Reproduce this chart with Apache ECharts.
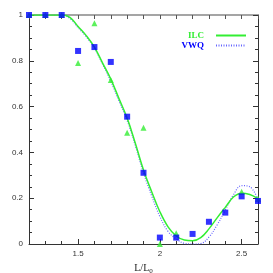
<!DOCTYPE html>
<html><head><meta charset="utf-8">
<script src="https://cdn.jsdelivr.net/npm/echarts@6/dist/echarts.min.js"></script>
<style>html,body{margin:0;padding:0;background:#fff}#c{width:273px;height:273px}</style>
</head><body><div id="c"></div>
<script>
// ----- data -----
const xTickLabels = [1.5, 2, 2.5];
const xMinorTicks = [1.2,1.3,1.4,1.5,1.6,1.7,1.8,1.9,2.0,2.1,2.2,2.3,2.4,2.5,2.6];
const vwqX = [1.2,1.3,1.4,1.5,1.6,1.7,1.8,1.9,2.0,2.1,2.2,2.3,2.4,2.5,2.6];
const vwqY = [1,1,1,0.843,0.86,0.795,0.556,0.311,0.028,0.028,0.044,0.097,0.137,0.208,0.188];
const ilcX = [1.2,1.3,1.4,1.5,1.6,1.7,1.8,1.9,2.0,2.1,2.5,2.6];
const ilcY = [1,1,1,0.79,0.964,0.716,0.486,0.508,0.0,0.047,0.228,0.198];
const curveX = [1.2,1.3,1.4,1.45,1.5,1.55,1.6,1.65,1.7,1.75,1.8,1.85,1.9,1.95,2.0,2.05,2.1,2.15,2.2,2.25,2.3,2.35,2.4,2.45,2.5,2.55,2.6];
const ilcCurve = [1,1,1,0.99,0.95,0.91,0.86,0.79,0.72,0.635,0.55,0.44,0.323,0.228,0.141,0.075,0.035,0.017,0.014,0.028,0.066,0.114,0.16,0.205,0.222,0.216,0.198];
const vwqCurve = [1,1,1,0.985,0.945,0.905,0.855,0.785,0.71,0.625,0.54,0.43,0.31,0.21,0.12,0.055,0.022,0.003,0,0.002,0.03,0.083,0.148,0.215,0.255,0.25,0.192];

const zip = (a,b) => a.map((v,i)=>[v,b[i]]);
const GREEN = '#33ee33', BLUE = '#0000ff', BLUE_L = '#6666ff';
const tickFont = {fontFamily:'Liberation Sans', fontSize:8, color:'#333'};

const chart = echarts.init(document.getElementById('c'));
const xBase = {type:'value', min:1.2, max:2.6, gridIndex:0};
const yBase = {type:'value', min:0, max:1, gridIndex:0};
chart.setOption({
  animation:false,
  grid:{left:29, right:15, top:15, bottom:29, containLabel:false, outerBoundsMode:'none'},
  legend:{
    right:21, top:26, orient:'vertical', align:'right', itemGap:1,
    itemWidth:30, itemHeight:8,
    itemStyle:{color:'transparent', borderWidth:0, opacity:0},
    data:[
      {name:'ILC', textStyle:{color:GREEN}},
      {name:'VWQ', textStyle:{color:BLUE}}
    ],
    textStyle:{fontFamily:'Liberation Serif', fontSize:9, fontWeight:'bold', padding:[0,7,0,0]}
  },
  xAxis:[
    Object.assign({}, xBase, {position:'bottom',
      name:'{a|L/L}{s|0}', nameLocation:'middle', nameGap:17,
      nameTextStyle:{rich:{a:{fontFamily:'Liberation Serif', fontSize:10, color:'#222'}, s:{fontFamily:'Liberation Serif', fontSize:7, color:'#222', verticalAlign:'bottom', padding:[6,0,0,0]}}},
      axisLine:{lineStyle:{color:'#333', width:1}},
      axisTick:{inside:true, length:5, customValues:xTickLabels, lineStyle:{color:'#333'}},
      axisLabel:Object.assign({customValues:xTickLabels, margin:6, formatter:v=>String(v)}, tickFont),
      splitLine:{show:false}}),
    Object.assign({}, xBase, {position:'bottom',
      axisLine:{show:false}, axisLabel:{show:false}, splitLine:{show:false},
      axisTick:{inside:true, length:3, customValues:xMinorTicks, lineStyle:{color:'#333'}}}),
    Object.assign({}, xBase, {position:'top',
      axisLine:{lineStyle:{color:'#888', width:1.5}}, axisLabel:{show:false}, splitLine:{show:false},
      axisTick:{inside:true, length:4, customValues:xMinorTicks, lineStyle:{color:'#555'}}})
  ],
  yAxis:[
    Object.assign({}, yBase, {position:'left', interval:0.2,
      name:'1 \u2212 C.L.', nameLocation:'middle', nameGap:20,
      nameTextStyle:{fontFamily:'Liberation Serif', fontSize:10, color:'#222'},
      axisLine:{lineStyle:{color:'#333', width:1}},
      axisTick:{inside:true, length:5, lineStyle:{color:'#333'}},
      minorTick:{show:true, splitNumber:4, length:3, lineStyle:{color:'#333'}},
      axisLabel:Object.assign({margin:6, formatter:v=>String(Math.round(v*10)/10)}, tickFont),
      splitLine:{show:false}}),
    Object.assign({}, yBase, {position:'right', interval:0.2,
      axisLine:{lineStyle:{color:'#333', width:1}}, axisLabel:{show:false}, splitLine:{show:false},
      axisTick:{inside:true, length:5, lineStyle:{color:'#333'}},
      minorTick:{show:true, splitNumber:4, length:3, lineStyle:{color:'#333'}}})
  ],
  series:[
    {name:'VWQ', type:'line', data:zip(curveX, vwqCurve), smooth:0.4, symbol:'none',
     lineStyle:{color:BLUE_L, width:1.2, type:[1,1.5]}, itemStyle:{color:BLUE_L}, z:2},
    {name:'ILC', type:'line', data:zip(curveX, ilcCurve), smooth:0.4, symbol:'none',
     lineStyle:{color:GREEN, width:1.5}, itemStyle:{color:GREEN}, z:3},
    {name:'ILC pts', type:'scatter', data:zip(ilcX, ilcY), symbol:'triangle', symbolSize:6,
     itemStyle:{color:GREEN}, z:4},
    {name:'VWQ pts', type:'scatter', data:zip(vwqX, vwqY), symbol:'rect', symbolSize:6,
     itemStyle:{color:BLUE}, z:5}
  ]
});
</script></body></html>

───

### Written problem
Return the whole listing, word for word, and leave out every picture.

### Solved exercise
Reproduce this chart with Apache ECharts.
<!DOCTYPE html>
<html><head><meta charset="utf-8">
<script src="https://cdn.jsdelivr.net/npm/echarts@6/dist/echarts.min.js"></script>
<style>html,body{margin:0;padding:0;background:#fff}#c{width:273px;height:273px}</style>
</head><body><div id="c"></div>
<script>
// ----- data -----
const xTickLabels = [1.5, 2, 2.5];
const xMinorTicks = [1.2,1.3,1.4,1.5,1.6,1.7,1.8,1.9,2.0,2.1,2.2,2.3,2.4,2.5,2.6];
const vwqX = [1.2,1.3,1.4,1.5,1.6,1.7,1.8,1.9,2.0,2.1,2.2,2.3,2.4,2.5,2.6];
const vwqY = [1,1,1,0.843,0.86,0.795,0.556,0.311,0.028,0.028,0.044,0.097,0.137,0.208,0.188];
const ilcX = [1.2,1.3,1.4,1.5,1.6,1.7,1.8,1.9,2.0,2.1,2.5,2.6];
const ilcY = [1,1,1,0.79,0.964,0.716,0.486,0.508,0.0,0.047,0.228,0.198];
const curveX = [1.2,1.3,1.4,1.45,1.5,1.55,1.6,1.65,1.7,1.75,1.8,1.85,1.9,1.95,2.0,2.05,2.1,2.15,2.2,2.25,2.3,2.35,2.4,2.45,2.5,2.55,2.6];
const ilcCurve = [1,1,1,0.99,0.95,0.91,0.86,0.79,0.72,0.635,0.55,0.44,0.323,0.228,0.141,0.075,0.035,0.017,0.014,0.028,0.066,0.114,0.16,0.205,0.222,0.216,0.198];
const vwqCurve = [1,1,1,0.985,0.945,0.905,0.855,0.785,0.71,0.625,0.54,0.43,0.31,0.21,0.12,0.055,0.022,0.003,0,0.002,0.03,0.083,0.148,0.215,0.255,0.25,0.192];

const zip = (a,b) => a.map((v,i)=>[v,b[i]]);
const GREEN = '#33ee33', BLUE = '#0000ff', BLUE_L = '#6666ff';
const tickFont = {fontFamily:'Liberation Sans', fontSize:8, color:'#333'};

const chart = echarts.init(document.getElementById('c'));
const xBase = {type:'value', min:1.2, max:2.6, gridIndex:0};
const yBase = {type:'value', min:0, max:1, gridIndex:0};
chart.setOption({
  animation:false,
  grid:{left:29, right:15, top:15, bottom:29, containLabel:false, outerBoundsMode:'none'},
  legend:{
    right:21, top:26, orient:'vertical', align:'right', itemGap:1,
    itemWidth:30, itemHeight:8,
    itemStyle:{color:'transparent', borderWidth:0, opacity:0},
    data:[
      {name:'ILC', textStyle:{color:GREEN}},
      {name:'VWQ', textStyle:{color:BLUE}}
    ],
    textStyle:{fontFamily:'Liberation Serif', fontSize:9, fontWeight:'bold', padding:[0,7,0,0]}
  },
  xAxis:[
    Object.assign({}, xBase, {position:'bottom',
      name:'{a|L/L}{s|0}', nameLocation:'middle', nameGap:17,
      nameTextStyle:{rich:{a:{fontFamily:'Liberation Serif', fontSize:10, color:'#222'}, s:{fontFamily:'Liberation Serif', fontSize:7, color:'#222', verticalAlign:'bottom', padding:[6,0,0,0]}}},
      axisLine:{lineStyle:{color:'#333', width:1}},
      axisTick:{inside:true, length:5, customValues:xTickLabels, lineStyle:{color:'#333'}},
      axisLabel:Object.assign({customValues:xTickLabels, margin:6, formatter:v=>String(v)}, tickFont),
      splitLine:{show:false}}),
    Object.assign({}, xBase, {position:'bottom',
      axisLine:{show:false}, axisLabel:{show:false}, splitLine:{show:false},
      axisTick:{inside:true, length:3, customValues:xMinorTicks, lineStyle:{color:'#333'}}}),
    Object.assign({}, xBase, {position:'top',
      axisLine:{lineStyle:{color:'#888', width:1.5}}, axisLabel:{show:false}, splitLine:{show:false},
      axisTick:{inside:true, length:4, customValues:xMinorTicks, lineStyle:{color:'#555'}}})
  ],
  yAxis:[
    Object.assign({}, yBase, {position:'left', interval:0.2,
      name:'1 \u2212 C.L.', nameLocation:'middle', nameGap:20,
      nameTextStyle:{fontFamily:'Liberation Serif', fontSize:10, color:'#222'},
      axisLine:{lineStyle:{color:'#333', width:1}},
      axisTick:{inside:true, length:5, lineStyle:{color:'#333'}},
      minorTick:{show:true, splitNumber:4, length:3, lineStyle:{color:'#333'}},
      axisLabel:Object.assign({margin:6, formatter:v=>String(Math.round(v*10)/10)}, tickFont),
      splitLine:{show:false}}),
    Object.assign({}, yBase, {position:'right', interval:0.2,
      axisLine:{lineStyle:{color:'#333', width:1}}, axisLabel:{show:false}, splitLine:{show:false},
      axisTick:{inside:true, length:5, lineStyle:{color:'#333'}},
      minorTick:{show:true, splitNumber:4, length:3, lineStyle:{color:'#333'}}})
  ],
  series:[
    {name:'VWQ', type:'line', data:zip(curveX, vwqCurve), smooth:0.4, symbol:'none',
     lineStyle:{color:BLUE_L, width:1.2, type:[1,1.5]}, itemStyle:{color:BLUE_L}, z:2},
    {name:'ILC', type:'line', data:zip(curveX, ilcCurve), smooth:0.4, symbol:'none',
     lineStyle:{color:GREEN, width:1.5}, itemStyle:{color:GREEN}, z:3},
    {name:'ILC pts', type:'scatter', data:zip(ilcX, ilcY), symbol:'triangle', symbolSize:6,
     itemStyle:{color:GREEN}, z:4},
    {name:'VWQ pts', type:'scatter', data:zip(vwqX, vwqY), symbol:'rect', symbolSize:6,
     itemStyle:{color:BLUE}, z:5}
  ]
});
</script></body></html>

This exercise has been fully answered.